We prepare our souls to receive the light at Christmas during the festival of Advent, and we carry the Christmas light into the rest of the year through the festival of Epiphany. These two festivals, each four weeks long, hold the twelve days and nights of Christmas like two spirals–the one moving inward, the other spiraling back out and into the creation of the new year.

The three kings give us a picture of how we might enter the Christian year: not as marked by festivals like fixed stations which are always there, but as a journey we take each year that takes us into the new. The kings are not simply wandering, nor do they have a map which gives them a destination to head towards, but rather, they follow a Star–what at Epiphany we call the Star of Grace.
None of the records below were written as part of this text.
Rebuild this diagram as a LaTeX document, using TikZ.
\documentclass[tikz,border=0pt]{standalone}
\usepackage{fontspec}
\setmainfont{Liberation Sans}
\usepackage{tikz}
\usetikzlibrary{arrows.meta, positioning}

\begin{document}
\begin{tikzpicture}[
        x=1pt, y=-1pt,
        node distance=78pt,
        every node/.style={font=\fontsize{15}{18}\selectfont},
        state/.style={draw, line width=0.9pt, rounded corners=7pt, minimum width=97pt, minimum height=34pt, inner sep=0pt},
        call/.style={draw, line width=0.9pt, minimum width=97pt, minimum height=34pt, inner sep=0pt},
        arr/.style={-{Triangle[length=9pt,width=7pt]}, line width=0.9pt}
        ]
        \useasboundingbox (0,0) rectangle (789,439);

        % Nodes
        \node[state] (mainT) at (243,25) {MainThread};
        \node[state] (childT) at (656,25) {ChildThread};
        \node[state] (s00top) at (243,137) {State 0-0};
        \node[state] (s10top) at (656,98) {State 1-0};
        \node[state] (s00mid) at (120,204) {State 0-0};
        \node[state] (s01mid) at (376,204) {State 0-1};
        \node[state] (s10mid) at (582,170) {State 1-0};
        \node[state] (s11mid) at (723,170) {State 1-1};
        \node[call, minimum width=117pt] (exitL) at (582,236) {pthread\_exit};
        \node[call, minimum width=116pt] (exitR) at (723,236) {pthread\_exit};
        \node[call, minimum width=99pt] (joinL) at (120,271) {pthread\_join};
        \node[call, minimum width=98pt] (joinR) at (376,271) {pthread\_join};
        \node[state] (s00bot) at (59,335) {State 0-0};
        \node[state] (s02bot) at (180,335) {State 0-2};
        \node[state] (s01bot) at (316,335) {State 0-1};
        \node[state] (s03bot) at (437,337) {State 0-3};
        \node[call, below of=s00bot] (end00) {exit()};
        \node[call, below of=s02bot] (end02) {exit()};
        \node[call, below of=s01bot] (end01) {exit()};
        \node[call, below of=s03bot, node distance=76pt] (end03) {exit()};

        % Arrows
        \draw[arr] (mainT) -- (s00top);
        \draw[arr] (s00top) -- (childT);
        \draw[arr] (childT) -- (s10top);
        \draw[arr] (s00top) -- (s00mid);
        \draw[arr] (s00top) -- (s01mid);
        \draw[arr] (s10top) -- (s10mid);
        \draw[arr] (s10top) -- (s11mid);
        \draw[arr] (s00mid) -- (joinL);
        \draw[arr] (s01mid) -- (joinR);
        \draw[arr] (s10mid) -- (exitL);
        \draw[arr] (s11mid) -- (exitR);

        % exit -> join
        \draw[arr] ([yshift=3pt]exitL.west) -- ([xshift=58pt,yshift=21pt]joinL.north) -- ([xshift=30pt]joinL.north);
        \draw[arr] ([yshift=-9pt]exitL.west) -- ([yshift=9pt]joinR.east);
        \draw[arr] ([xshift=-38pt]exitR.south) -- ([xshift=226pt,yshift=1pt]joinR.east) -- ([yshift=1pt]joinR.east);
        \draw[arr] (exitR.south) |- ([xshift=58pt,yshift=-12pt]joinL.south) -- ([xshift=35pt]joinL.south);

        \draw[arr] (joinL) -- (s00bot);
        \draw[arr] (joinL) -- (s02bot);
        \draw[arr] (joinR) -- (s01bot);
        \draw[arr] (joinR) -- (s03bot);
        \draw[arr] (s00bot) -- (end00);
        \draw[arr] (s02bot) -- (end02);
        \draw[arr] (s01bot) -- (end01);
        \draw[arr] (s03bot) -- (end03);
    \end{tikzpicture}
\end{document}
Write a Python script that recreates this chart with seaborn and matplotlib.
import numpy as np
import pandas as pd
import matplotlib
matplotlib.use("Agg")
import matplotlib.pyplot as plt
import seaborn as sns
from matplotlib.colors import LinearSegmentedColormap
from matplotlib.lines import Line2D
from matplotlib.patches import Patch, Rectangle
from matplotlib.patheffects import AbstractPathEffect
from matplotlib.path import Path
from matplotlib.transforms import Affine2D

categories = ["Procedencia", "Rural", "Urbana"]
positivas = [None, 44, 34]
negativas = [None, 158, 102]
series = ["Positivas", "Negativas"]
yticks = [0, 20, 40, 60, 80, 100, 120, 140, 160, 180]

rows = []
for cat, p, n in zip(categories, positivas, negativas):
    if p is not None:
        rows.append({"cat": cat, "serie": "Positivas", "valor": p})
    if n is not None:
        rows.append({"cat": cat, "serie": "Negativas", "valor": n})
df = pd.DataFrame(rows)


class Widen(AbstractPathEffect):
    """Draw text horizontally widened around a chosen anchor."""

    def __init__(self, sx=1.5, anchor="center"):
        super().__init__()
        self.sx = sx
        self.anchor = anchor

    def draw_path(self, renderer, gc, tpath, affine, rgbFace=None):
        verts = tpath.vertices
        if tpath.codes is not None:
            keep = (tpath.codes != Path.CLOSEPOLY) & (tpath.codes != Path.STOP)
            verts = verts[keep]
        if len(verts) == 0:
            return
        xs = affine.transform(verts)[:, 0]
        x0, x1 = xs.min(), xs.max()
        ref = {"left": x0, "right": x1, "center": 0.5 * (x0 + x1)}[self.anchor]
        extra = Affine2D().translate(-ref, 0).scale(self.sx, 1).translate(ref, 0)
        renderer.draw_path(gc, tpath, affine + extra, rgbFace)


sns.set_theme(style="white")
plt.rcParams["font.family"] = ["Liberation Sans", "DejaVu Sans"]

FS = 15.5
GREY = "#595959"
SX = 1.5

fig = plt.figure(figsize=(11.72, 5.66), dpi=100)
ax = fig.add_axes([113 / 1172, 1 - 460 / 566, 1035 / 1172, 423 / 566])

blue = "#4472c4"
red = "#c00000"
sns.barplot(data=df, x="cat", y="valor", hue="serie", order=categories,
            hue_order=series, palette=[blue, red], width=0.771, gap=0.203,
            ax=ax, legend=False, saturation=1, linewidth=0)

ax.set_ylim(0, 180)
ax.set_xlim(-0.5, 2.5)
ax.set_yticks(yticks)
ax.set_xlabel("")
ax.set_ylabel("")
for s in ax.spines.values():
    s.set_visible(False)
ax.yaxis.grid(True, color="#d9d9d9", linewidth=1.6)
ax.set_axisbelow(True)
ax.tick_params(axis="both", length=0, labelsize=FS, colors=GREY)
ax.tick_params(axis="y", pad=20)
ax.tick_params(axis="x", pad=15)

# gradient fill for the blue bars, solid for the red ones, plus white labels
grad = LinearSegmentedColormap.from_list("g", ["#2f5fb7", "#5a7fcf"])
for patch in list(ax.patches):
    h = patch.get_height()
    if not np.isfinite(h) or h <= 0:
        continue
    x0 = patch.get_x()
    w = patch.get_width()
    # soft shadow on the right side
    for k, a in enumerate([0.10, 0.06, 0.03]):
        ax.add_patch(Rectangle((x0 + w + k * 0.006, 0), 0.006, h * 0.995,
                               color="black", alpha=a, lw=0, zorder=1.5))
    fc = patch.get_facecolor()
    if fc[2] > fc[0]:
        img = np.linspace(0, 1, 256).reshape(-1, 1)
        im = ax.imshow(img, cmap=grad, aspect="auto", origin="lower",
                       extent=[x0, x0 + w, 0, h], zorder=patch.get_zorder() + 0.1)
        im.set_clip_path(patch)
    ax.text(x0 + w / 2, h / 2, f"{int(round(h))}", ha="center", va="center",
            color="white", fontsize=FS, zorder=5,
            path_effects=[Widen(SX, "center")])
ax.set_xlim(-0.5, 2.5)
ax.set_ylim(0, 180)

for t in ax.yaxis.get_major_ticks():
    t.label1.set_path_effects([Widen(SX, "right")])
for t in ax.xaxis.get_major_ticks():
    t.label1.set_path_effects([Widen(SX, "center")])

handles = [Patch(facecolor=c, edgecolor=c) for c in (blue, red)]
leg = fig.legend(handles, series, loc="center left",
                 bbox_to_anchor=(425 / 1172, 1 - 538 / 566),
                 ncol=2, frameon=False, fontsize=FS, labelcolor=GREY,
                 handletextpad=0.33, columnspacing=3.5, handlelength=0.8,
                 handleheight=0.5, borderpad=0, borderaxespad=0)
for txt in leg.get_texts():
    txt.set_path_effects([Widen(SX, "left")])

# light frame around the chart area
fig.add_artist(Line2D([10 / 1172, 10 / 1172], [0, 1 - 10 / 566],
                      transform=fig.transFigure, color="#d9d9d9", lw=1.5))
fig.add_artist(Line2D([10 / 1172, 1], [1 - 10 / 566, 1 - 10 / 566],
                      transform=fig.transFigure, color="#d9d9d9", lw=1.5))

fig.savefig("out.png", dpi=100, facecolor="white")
It–unlike any other star in the heavens–moves before them, revealing the journey as they go. To follow it indicates that they have recognized the being behind that star. It is this being which speaks in their souls as something higher than any earthly king, before whom they bow down in highest reverence, offering their finest gifts of Gold, Frankincense and Myrrh. They recognize that even the highest on earth cannot offer what the Star of Grace brings to the earth.

King Herod presents another kind of kingship, an earth- and self-bound one. He is so consumed with his own power that he is unable to recognize anything higher than himself. He is unable to offer anything of himself and would rather murder innocent children than risk having his power undone.

A child who is feared by a powerful man and a star that moves both give us an opportunity to stretch our usual understanding of the world. The wise kings follow a star through which shines a bright new future for the true human spirit. The Star of Grace heralds the birth of this spirit who comes into the world as human spirits do: as a vulnerable child. At Christmas we can receive this great offering of the divine world, and through Epiphany, we can learn to orient ourselves anew, as ones who offer ourselves in devotion to the becoming one.